→ **Problem details**: Set down each line of the data below exactly as it stands, dropping the pictures.

→ **Dataset section**:
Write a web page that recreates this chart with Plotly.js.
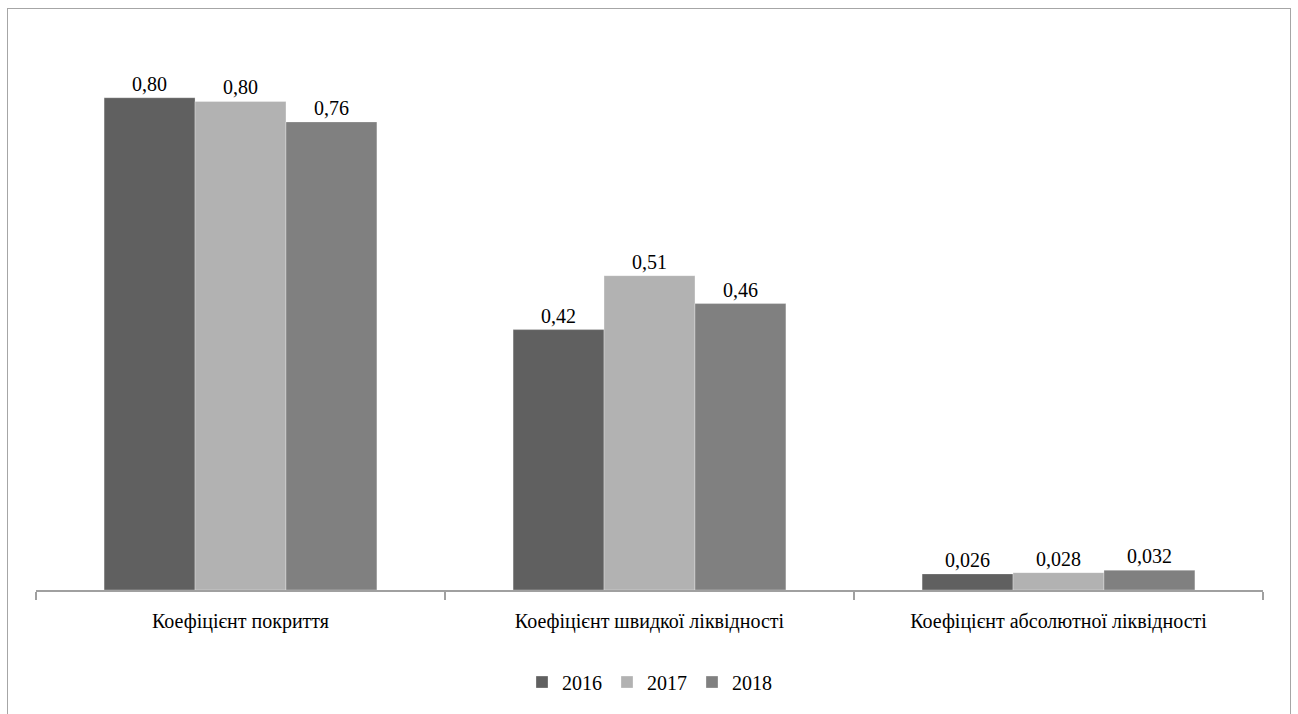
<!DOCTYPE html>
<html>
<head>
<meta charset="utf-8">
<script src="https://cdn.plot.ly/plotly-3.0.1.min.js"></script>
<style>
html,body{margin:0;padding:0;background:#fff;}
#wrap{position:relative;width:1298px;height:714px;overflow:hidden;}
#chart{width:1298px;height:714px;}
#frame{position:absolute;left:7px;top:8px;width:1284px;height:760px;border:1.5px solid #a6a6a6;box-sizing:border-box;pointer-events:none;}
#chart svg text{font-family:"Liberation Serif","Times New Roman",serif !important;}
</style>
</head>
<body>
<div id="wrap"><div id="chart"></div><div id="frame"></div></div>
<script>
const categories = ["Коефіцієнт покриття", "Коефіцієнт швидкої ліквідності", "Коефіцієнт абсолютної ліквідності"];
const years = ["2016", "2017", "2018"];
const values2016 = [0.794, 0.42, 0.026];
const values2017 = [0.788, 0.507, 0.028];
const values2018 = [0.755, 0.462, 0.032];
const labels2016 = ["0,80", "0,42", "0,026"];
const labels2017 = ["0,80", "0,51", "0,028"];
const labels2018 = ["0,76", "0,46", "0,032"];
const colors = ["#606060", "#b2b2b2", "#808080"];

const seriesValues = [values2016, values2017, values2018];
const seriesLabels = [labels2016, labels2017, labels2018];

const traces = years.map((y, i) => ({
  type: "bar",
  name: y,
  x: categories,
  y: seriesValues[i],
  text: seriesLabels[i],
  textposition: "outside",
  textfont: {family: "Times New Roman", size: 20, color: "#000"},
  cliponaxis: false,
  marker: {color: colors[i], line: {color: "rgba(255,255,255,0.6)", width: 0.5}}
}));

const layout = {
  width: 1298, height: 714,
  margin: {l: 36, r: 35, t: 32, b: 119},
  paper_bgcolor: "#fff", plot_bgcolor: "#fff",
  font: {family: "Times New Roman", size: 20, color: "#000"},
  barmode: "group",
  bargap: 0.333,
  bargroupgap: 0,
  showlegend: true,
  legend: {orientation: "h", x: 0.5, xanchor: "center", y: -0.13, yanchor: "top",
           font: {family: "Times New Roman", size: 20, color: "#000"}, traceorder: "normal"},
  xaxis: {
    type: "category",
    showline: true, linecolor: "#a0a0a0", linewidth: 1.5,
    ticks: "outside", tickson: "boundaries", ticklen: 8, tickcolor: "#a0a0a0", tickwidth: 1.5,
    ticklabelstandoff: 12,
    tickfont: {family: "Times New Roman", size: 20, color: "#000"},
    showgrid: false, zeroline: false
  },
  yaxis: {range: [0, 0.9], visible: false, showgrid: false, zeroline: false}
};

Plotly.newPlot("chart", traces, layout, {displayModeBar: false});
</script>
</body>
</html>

→ **Exercise solution**:
Write a web page that recreates this chart with Plotly.js.
<!DOCTYPE html>
<html>
<head>
<meta charset="utf-8">
<script src="https://cdn.plot.ly/plotly-3.0.1.min.js"></script>
<style>
html,body{margin:0;padding:0;background:#fff;}
#wrap{position:relative;width:1298px;height:714px;overflow:hidden;}
#chart{width:1298px;height:714px;}
#frame{position:absolute;left:7px;top:8px;width:1284px;height:760px;border:1.5px solid #a6a6a6;box-sizing:border-box;pointer-events:none;}
#chart svg text{font-family:"Liberation Serif","Times New Roman",serif !important;}
</style>
</head>
<body>
<div id="wrap"><div id="chart"></div><div id="frame"></div></div>
<script>
const categories = ["Коефіцієнт покриття", "Коефіцієнт швидкої ліквідності", "Коефіцієнт абсолютної ліквідності"];
const years = ["2016", "2017", "2018"];
const values2016 = [0.794, 0.42, 0.026];
const values2017 = [0.788, 0.507, 0.028];
const values2018 = [0.755, 0.462, 0.032];
const labels2016 = ["0,80", "0,42", "0,026"];
const labels2017 = ["0,80", "0,51", "0,028"];
const labels2018 = ["0,76", "0,46", "0,032"];
const colors = ["#606060", "#b2b2b2", "#808080"];

const seriesValues = [values2016, values2017, values2018];
const seriesLabels = [labels2016, labels2017, labels2018];

const traces = years.map((y, i) => ({
  type: "bar",
  name: y,
  x: categories,
  y: seriesValues[i],
  text: seriesLabels[i],
  textposition: "outside",
  textfont: {family: "Times New Roman", size: 20, color: "#000"},
  cliponaxis: false,
  marker: {color: colors[i], line: {color: "rgba(255,255,255,0.6)", width: 0.5}}
}));

const layout = {
  width: 1298, height: 714,
  margin: {l: 36, r: 35, t: 32, b: 119},
  paper_bgcolor: "#fff", plot_bgcolor: "#fff",
  font: {family: "Times New Roman", size: 20, color: "#000"},
  barmode: "group",
  bargap: 0.333,
  bargroupgap: 0,
  showlegend: true,
  legend: {orientation: "h", x: 0.5, xanchor: "center", y: -0.13, yanchor: "top",
           font: {family: "Times New Roman", size: 20, color: "#000"}, traceorder: "normal"},
  xaxis: {
    type: "category",
    showline: true, linecolor: "#a0a0a0", linewidth: 1.5,
    ticks: "outside", tickson: "boundaries", ticklen: 8, tickcolor: "#a0a0a0", tickwidth: 1.5,
    ticklabelstandoff: 12,
    tickfont: {family: "Times New Roman", size: 20, color: "#000"},
    showgrid: false, zeroline: false
  },
  yaxis: {range: [0, 0.9], visible: false, showgrid: false, zeroline: false}
};

Plotly.newPlot("chart", traces, layout, {displayModeBar: false});
</script>
</body>
</html>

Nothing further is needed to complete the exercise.